● WHAT YOU ARE ASKED TO DO:
Produce a word-for-word copy of the listing below without its pictures.
** BEGIN **
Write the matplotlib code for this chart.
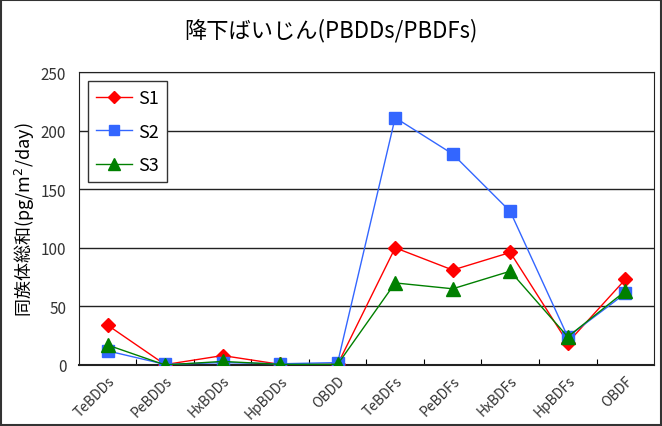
import matplotlib.pyplot as plt
from matplotlib.patches import Rectangle

plt.rcParams['font.family'] = ['Noto Sans CJK JP', 'DejaVu Sans']

categories = ['TeBDDs', 'PeBDDs', 'HxBDDs', 'HpBDDs', 'OBDD',
              'TeBDFs', 'PeBDFs', 'HxBDFs', 'HpBDFs', 'OBDF']
s1 = [34, 0.3, 8, 0.5, 0.5, 100, 81, 96, 19, 73]
s2 = [12, 0.5, 2, 1, 2, 211, 180, 131, 24, 61]
s3 = [17, 0, 3, 0.5, 0.5, 70, 65, 80, 24, 63]

fig = plt.figure(figsize=(6.62, 4.27), dpi=100)
ax = fig.add_axes([0.119, 0.143, 0.869, 0.686])

x = list(range(len(categories)))
ax.plot(x, s1, color='#ff0000', lw=1, marker='D', ms=7.5, label='S1', zorder=3)
ax.plot(x, s2, color='#3366ff', lw=1, marker='s', ms=9, label='S2', zorder=4)
ax.plot(x, s3, color='#008000', lw=1, marker='^', ms=9.5, label='S3', zorder=5)

ax.set_xlim(-0.5, len(categories) - 0.5)
ax.set_ylim(0, 250)
ax.set_yticks([0, 50, 100, 150, 200, 250])
ax.yaxis.grid(True, color='#222222', lw=1)
ax.set_axisbelow(True)
ax.tick_params(axis='y', length=0, labelsize=11, labelcolor='#333333', pad=9)

ax.set_xticks([i + 0.5 for i in x[:-1]])
ax.set_xticklabels([])
ax.set_xticks(x, minor=True)
ax.set_xticklabels(categories, minor=True, rotation=45, ha='right',
                   rotation_mode='anchor', fontsize=10, color='#333333')
ax.tick_params(axis='x', which='major', direction='in', length=4)
ax.tick_params(axis='x', which='minor', length=0, pad=6)
for s in ax.spines.values():
    s.set_color('#222222')
ax.spines['bottom'].set_linewidth(1.5)

ax.set_ylabel('同族体総和(pg/m$^2$/day)', fontsize=13, labelpad=3)
fig.suptitle('降下ばいじん(PBDDs/PBDFs)', fontsize=16, y=0.955)

leg = ax.legend(loc='upper left', bbox_to_anchor=(0.016, 0.969), fontsize=13,
                fancybox=False, framealpha=1, edgecolor='#333333',
                handlelength=2.0, handletextpad=0.3, borderpad=0.45,
                labelspacing=0.85, markerscale=0.85, borderaxespad=0)
leg.get_frame().set_linewidth(1)

fig.patches.append(Rectangle((0.002, 0.003), 0.996, 0.994, transform=fig.transFigure,
                             fill=False, edgecolor='#333333', lw=1.5))

plt.savefig('out.png', dpi=100)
** END **
● THE RESPONSE:
Write the matplotlib code for this chart.
import matplotlib.pyplot as plt
from matplotlib.patches import Rectangle

plt.rcParams['font.family'] = ['Noto Sans CJK JP', 'DejaVu Sans']

categories = ['TeBDDs', 'PeBDDs', 'HxBDDs', 'HpBDDs', 'OBDD',
              'TeBDFs', 'PeBDFs', 'HxBDFs', 'HpBDFs', 'OBDF']
s1 = [34, 0.3, 8, 0.5, 0.5, 100, 81, 96, 19, 73]
s2 = [12, 0.5, 2, 1, 2, 211, 180, 131, 24, 61]
s3 = [17, 0, 3, 0.5, 0.5, 70, 65, 80, 24, 63]

fig = plt.figure(figsize=(6.62, 4.27), dpi=100)
ax = fig.add_axes([0.119, 0.143, 0.869, 0.686])

x = list(range(len(categories)))
ax.plot(x, s1, color='#ff0000', lw=1, marker='D', ms=7.5, label='S1', zorder=3)
ax.plot(x, s2, color='#3366ff', lw=1, marker='s', ms=9, label='S2', zorder=4)
ax.plot(x, s3, color='#008000', lw=1, marker='^', ms=9.5, label='S3', zorder=5)

ax.set_xlim(-0.5, len(categories) - 0.5)
ax.set_ylim(0, 250)
ax.set_yticks([0, 50, 100, 150, 200, 250])
ax.yaxis.grid(True, color='#222222', lw=1)
ax.set_axisbelow(True)
ax.tick_params(axis='y', length=0, labelsize=11, labelcolor='#333333', pad=9)

ax.set_xticks([i + 0.5 for i in x[:-1]])
ax.set_xticklabels([])
ax.set_xticks(x, minor=True)
ax.set_xticklabels(categories, minor=True, rotation=45, ha='right',
                   rotation_mode='anchor', fontsize=10, color='#333333')
ax.tick_params(axis='x', which='major', direction='in', length=4)
ax.tick_params(axis='x', which='minor', length=0, pad=6)
for s in ax.spines.values():
    s.set_color('#222222')
ax.spines['bottom'].set_linewidth(1.5)

ax.set_ylabel('同族体総和(pg/m$^2$/day)', fontsize=13, labelpad=3)
fig.suptitle('降下ばいじん(PBDDs/PBDFs)', fontsize=16, y=0.955)

leg = ax.legend(loc='upper left', bbox_to_anchor=(0.016, 0.969), fontsize=13,
                fancybox=False, framealpha=1, edgecolor='#333333',
                handlelength=2.0, handletextpad=0.3, borderpad=0.45,
                labelspacing=0.85, markerscale=0.85, borderaxespad=0)
leg.get_frame().set_linewidth(1)

fig.patches.append(Rectangle((0.002, 0.003), 0.996, 0.994, transform=fig.transFigure,
                             fill=False, edgecolor='#333333', lw=1.5))

plt.savefig('out.png', dpi=100)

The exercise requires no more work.